===== DATA SECTION
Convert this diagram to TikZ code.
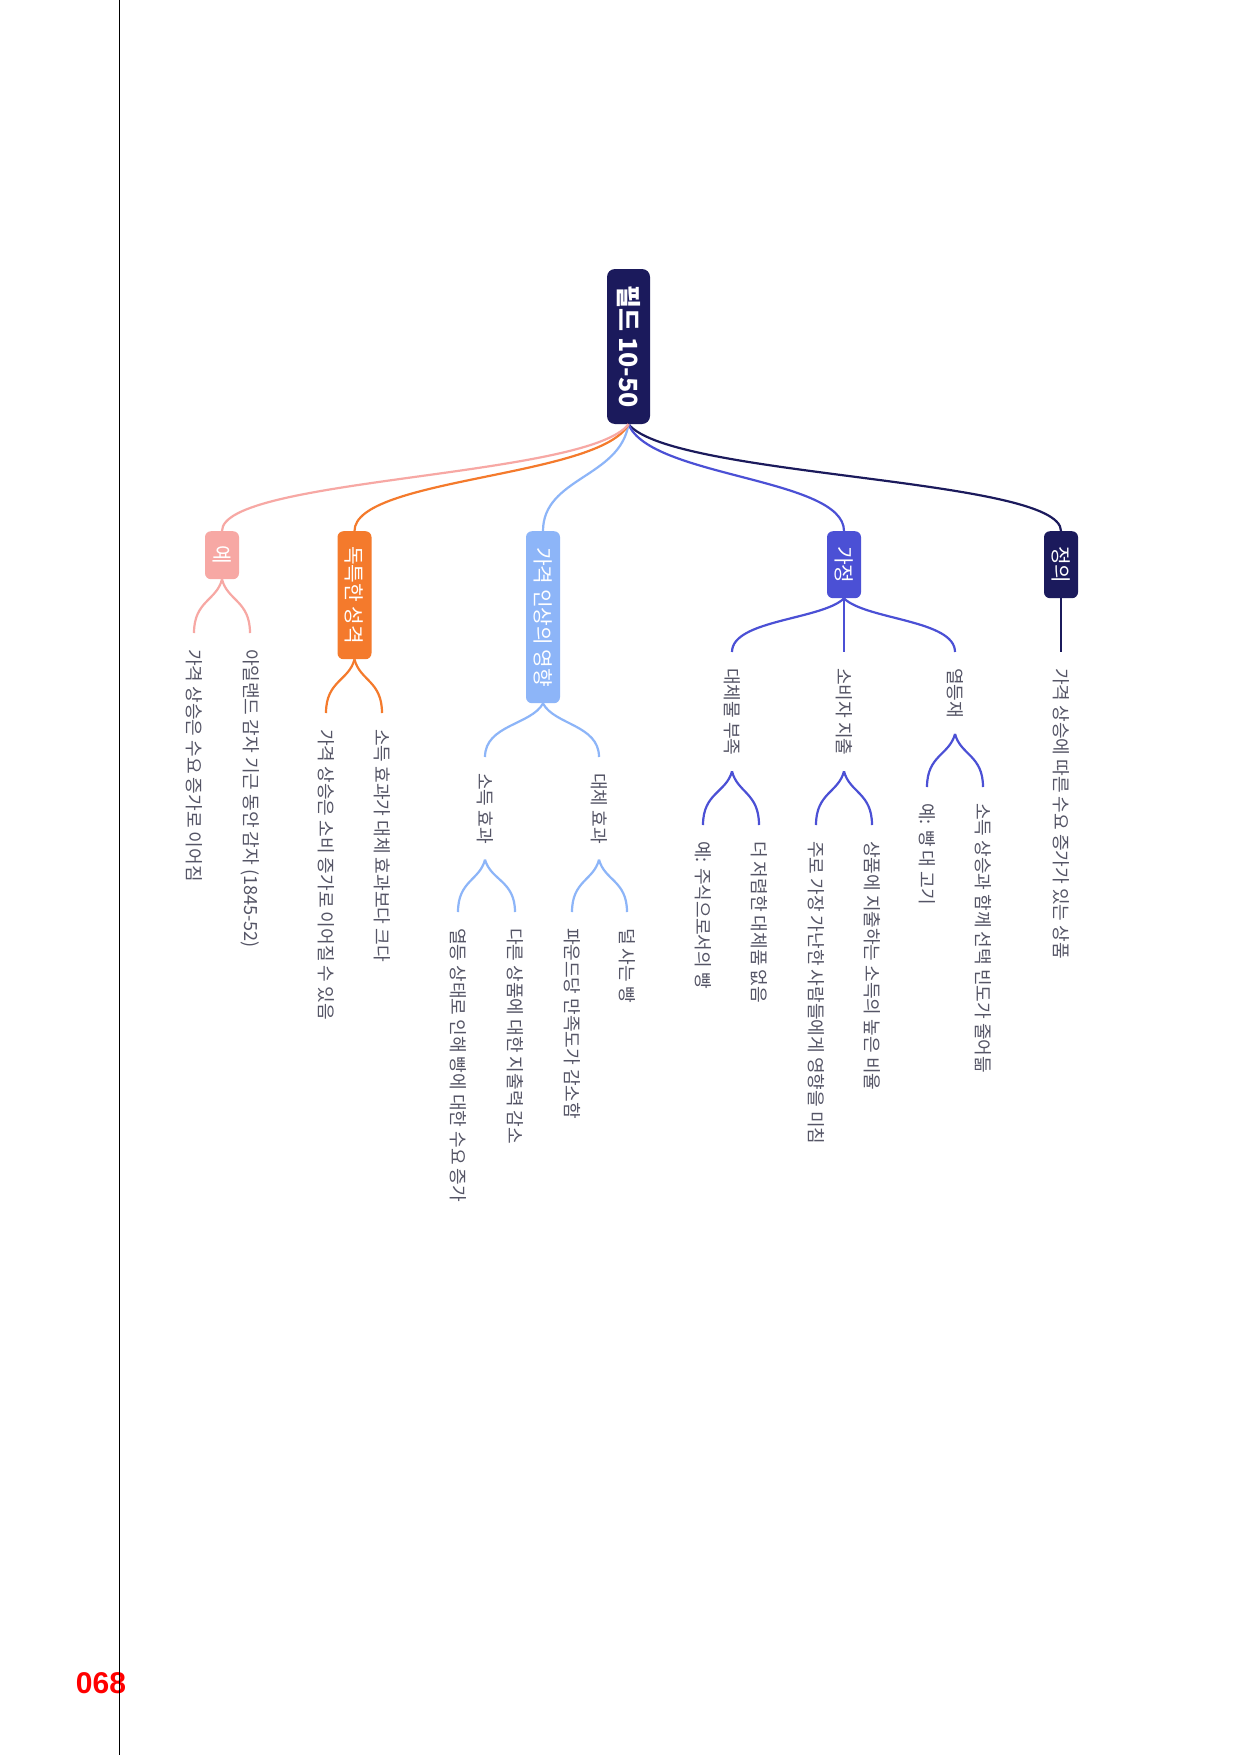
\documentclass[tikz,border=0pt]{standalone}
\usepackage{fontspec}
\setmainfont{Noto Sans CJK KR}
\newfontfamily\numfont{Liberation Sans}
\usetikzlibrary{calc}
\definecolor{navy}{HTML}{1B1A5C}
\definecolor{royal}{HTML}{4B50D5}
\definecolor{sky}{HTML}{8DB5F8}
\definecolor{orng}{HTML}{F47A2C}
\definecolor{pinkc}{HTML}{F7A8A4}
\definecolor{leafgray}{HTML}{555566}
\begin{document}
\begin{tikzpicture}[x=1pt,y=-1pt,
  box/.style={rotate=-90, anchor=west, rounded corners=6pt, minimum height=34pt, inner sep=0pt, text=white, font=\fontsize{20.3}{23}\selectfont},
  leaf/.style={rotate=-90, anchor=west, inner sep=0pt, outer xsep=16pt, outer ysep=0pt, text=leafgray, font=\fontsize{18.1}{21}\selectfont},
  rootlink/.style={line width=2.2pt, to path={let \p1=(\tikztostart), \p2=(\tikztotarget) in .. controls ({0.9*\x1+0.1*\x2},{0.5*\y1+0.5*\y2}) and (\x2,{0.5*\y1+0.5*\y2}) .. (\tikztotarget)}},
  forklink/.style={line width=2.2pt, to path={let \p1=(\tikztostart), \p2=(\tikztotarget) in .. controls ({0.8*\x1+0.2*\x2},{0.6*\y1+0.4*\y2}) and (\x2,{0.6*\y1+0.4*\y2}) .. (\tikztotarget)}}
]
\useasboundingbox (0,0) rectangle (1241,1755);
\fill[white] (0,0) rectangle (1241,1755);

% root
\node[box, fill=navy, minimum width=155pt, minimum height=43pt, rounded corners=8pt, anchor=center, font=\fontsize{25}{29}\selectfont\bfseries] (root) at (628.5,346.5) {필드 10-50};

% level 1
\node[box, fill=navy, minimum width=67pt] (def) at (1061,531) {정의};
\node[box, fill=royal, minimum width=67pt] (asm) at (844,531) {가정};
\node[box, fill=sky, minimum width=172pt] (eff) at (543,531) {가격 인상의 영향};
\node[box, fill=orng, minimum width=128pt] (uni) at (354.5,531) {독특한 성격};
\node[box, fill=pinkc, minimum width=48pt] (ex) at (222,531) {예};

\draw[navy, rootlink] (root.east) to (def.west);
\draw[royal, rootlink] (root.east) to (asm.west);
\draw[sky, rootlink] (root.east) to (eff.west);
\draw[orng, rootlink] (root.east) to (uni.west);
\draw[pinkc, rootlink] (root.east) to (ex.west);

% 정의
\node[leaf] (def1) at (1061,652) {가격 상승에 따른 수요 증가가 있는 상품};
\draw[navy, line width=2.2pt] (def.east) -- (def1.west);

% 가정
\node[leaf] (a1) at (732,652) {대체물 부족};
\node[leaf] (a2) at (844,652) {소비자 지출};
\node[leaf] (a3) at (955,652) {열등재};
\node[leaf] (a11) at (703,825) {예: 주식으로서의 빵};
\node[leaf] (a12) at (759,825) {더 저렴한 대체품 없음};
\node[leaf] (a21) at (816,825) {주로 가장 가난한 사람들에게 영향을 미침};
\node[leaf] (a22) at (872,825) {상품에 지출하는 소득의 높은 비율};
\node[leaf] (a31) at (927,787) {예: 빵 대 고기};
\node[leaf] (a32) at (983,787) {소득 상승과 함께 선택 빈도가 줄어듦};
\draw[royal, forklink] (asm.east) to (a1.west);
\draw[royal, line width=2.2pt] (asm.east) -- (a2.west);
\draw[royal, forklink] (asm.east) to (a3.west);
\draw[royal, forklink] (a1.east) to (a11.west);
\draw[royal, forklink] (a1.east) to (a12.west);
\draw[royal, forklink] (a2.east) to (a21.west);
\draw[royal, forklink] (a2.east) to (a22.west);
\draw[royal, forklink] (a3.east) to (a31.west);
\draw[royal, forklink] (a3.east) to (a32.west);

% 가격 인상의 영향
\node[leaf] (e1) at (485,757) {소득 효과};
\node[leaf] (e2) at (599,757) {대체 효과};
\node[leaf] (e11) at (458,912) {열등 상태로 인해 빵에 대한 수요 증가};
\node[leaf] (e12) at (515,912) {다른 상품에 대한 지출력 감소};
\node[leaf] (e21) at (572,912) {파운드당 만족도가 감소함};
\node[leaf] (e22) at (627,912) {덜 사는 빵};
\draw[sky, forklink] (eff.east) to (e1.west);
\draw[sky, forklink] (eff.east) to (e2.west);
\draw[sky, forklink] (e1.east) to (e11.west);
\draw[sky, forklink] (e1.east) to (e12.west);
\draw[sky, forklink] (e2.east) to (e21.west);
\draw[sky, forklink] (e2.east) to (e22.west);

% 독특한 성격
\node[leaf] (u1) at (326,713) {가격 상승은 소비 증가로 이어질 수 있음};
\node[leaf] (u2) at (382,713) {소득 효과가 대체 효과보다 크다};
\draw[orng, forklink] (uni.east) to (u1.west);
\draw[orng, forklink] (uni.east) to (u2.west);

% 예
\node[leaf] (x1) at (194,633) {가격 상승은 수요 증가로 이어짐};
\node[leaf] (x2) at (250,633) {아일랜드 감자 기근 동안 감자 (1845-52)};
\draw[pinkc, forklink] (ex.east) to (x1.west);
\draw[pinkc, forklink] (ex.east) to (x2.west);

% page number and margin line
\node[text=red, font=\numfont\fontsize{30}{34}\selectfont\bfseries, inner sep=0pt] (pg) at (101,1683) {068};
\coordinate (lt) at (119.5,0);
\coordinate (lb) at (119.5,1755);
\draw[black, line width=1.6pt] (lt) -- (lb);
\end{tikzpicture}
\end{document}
==========
**REQUIREMENT**:
Output the material word for word, omitting its pictures.

**RESPONSE TO THE TASK**:
Convert this diagram to TikZ code.
\documentclass[tikz,border=0pt]{standalone}
\usepackage{fontspec}
\setmainfont{Noto Sans CJK KR}
\newfontfamily\numfont{Liberation Sans}
\usetikzlibrary{calc}
\definecolor{navy}{HTML}{1B1A5C}
\definecolor{royal}{HTML}{4B50D5}
\definecolor{sky}{HTML}{8DB5F8}
\definecolor{orng}{HTML}{F47A2C}
\definecolor{pinkc}{HTML}{F7A8A4}
\definecolor{leafgray}{HTML}{555566}
\begin{document}
\begin{tikzpicture}[x=1pt,y=-1pt,
  box/.style={rotate=-90, anchor=west, rounded corners=6pt, minimum height=34pt, inner sep=0pt, text=white, font=\fontsize{20.3}{23}\selectfont},
  leaf/.style={rotate=-90, anchor=west, inner sep=0pt, outer xsep=16pt, outer ysep=0pt, text=leafgray, font=\fontsize{18.1}{21}\selectfont},
  rootlink/.style={line width=2.2pt, to path={let \p1=(\tikztostart), \p2=(\tikztotarget) in .. controls ({0.9*\x1+0.1*\x2},{0.5*\y1+0.5*\y2}) and (\x2,{0.5*\y1+0.5*\y2}) .. (\tikztotarget)}},
  forklink/.style={line width=2.2pt, to path={let \p1=(\tikztostart), \p2=(\tikztotarget) in .. controls ({0.8*\x1+0.2*\x2},{0.6*\y1+0.4*\y2}) and (\x2,{0.6*\y1+0.4*\y2}) .. (\tikztotarget)}}
]
\useasboundingbox (0,0) rectangle (1241,1755);
\fill[white] (0,0) rectangle (1241,1755);

% root
\node[box, fill=navy, minimum width=155pt, minimum height=43pt, rounded corners=8pt, anchor=center, font=\fontsize{25}{29}\selectfont\bfseries] (root) at (628.5,346.5) {필드 10-50};

% level 1
\node[box, fill=navy, minimum width=67pt] (def) at (1061,531) {정의};
\node[box, fill=royal, minimum width=67pt] (asm) at (844,531) {가정};
\node[box, fill=sky, minimum width=172pt] (eff) at (543,531) {가격 인상의 영향};
\node[box, fill=orng, minimum width=128pt] (uni) at (354.5,531) {독특한 성격};
\node[box, fill=pinkc, minimum width=48pt] (ex) at (222,531) {예};

\draw[navy, rootlink] (root.east) to (def.west);
\draw[royal, rootlink] (root.east) to (asm.west);
\draw[sky, rootlink] (root.east) to (eff.west);
\draw[orng, rootlink] (root.east) to (uni.west);
\draw[pinkc, rootlink] (root.east) to (ex.west);

% 정의
\node[leaf] (def1) at (1061,652) {가격 상승에 따른 수요 증가가 있는 상품};
\draw[navy, line width=2.2pt] (def.east) -- (def1.west);

% 가정
\node[leaf] (a1) at (732,652) {대체물 부족};
\node[leaf] (a2) at (844,652) {소비자 지출};
\node[leaf] (a3) at (955,652) {열등재};
\node[leaf] (a11) at (703,825) {예: 주식으로서의 빵};
\node[leaf] (a12) at (759,825) {더 저렴한 대체품 없음};
\node[leaf] (a21) at (816,825) {주로 가장 가난한 사람들에게 영향을 미침};
\node[leaf] (a22) at (872,825) {상품에 지출하는 소득의 높은 비율};
\node[leaf] (a31) at (927,787) {예: 빵 대 고기};
\node[leaf] (a32) at (983,787) {소득 상승과 함께 선택 빈도가 줄어듦};
\draw[royal, forklink] (asm.east) to (a1.west);
\draw[royal, line width=2.2pt] (asm.east) -- (a2.west);
\draw[royal, forklink] (asm.east) to (a3.west);
\draw[royal, forklink] (a1.east) to (a11.west);
\draw[royal, forklink] (a1.east) to (a12.west);
\draw[royal, forklink] (a2.east) to (a21.west);
\draw[royal, forklink] (a2.east) to (a22.west);
\draw[royal, forklink] (a3.east) to (a31.west);
\draw[royal, forklink] (a3.east) to (a32.west);

% 가격 인상의 영향
\node[leaf] (e1) at (485,757) {소득 효과};
\node[leaf] (e2) at (599,757) {대체 효과};
\node[leaf] (e11) at (458,912) {열등 상태로 인해 빵에 대한 수요 증가};
\node[leaf] (e12) at (515,912) {다른 상품에 대한 지출력 감소};
\node[leaf] (e21) at (572,912) {파운드당 만족도가 감소함};
\node[leaf] (e22) at (627,912) {덜 사는 빵};
\draw[sky, forklink] (eff.east) to (e1.west);
\draw[sky, forklink] (eff.east) to (e2.west);
\draw[sky, forklink] (e1.east) to (e11.west);
\draw[sky, forklink] (e1.east) to (e12.west);
\draw[sky, forklink] (e2.east) to (e21.west);
\draw[sky, forklink] (e2.east) to (e22.west);

% 독특한 성격
\node[leaf] (u1) at (326,713) {가격 상승은 소비 증가로 이어질 수 있음};
\node[leaf] (u2) at (382,713) {소득 효과가 대체 효과보다 크다};
\draw[orng, forklink] (uni.east) to (u1.west);
\draw[orng, forklink] (uni.east) to (u2.west);

% 예
\node[leaf] (x1) at (194,633) {가격 상승은 수요 증가로 이어짐};
\node[leaf] (x2) at (250,633) {아일랜드 감자 기근 동안 감자 (1845-52)};
\draw[pinkc, forklink] (ex.east) to (x1.west);
\draw[pinkc, forklink] (ex.east) to (x2.west);

% page number and margin line
\node[text=red, font=\numfont\fontsize{30}{34}\selectfont\bfseries, inner sep=0pt] (pg) at (101,1683) {068};
\coordinate (lt) at (119.5,0);
\coordinate (lb) at (119.5,1755);
\draw[black, line width=1.6pt] (lt) -- (lb);
\end{tikzpicture}
\end{document}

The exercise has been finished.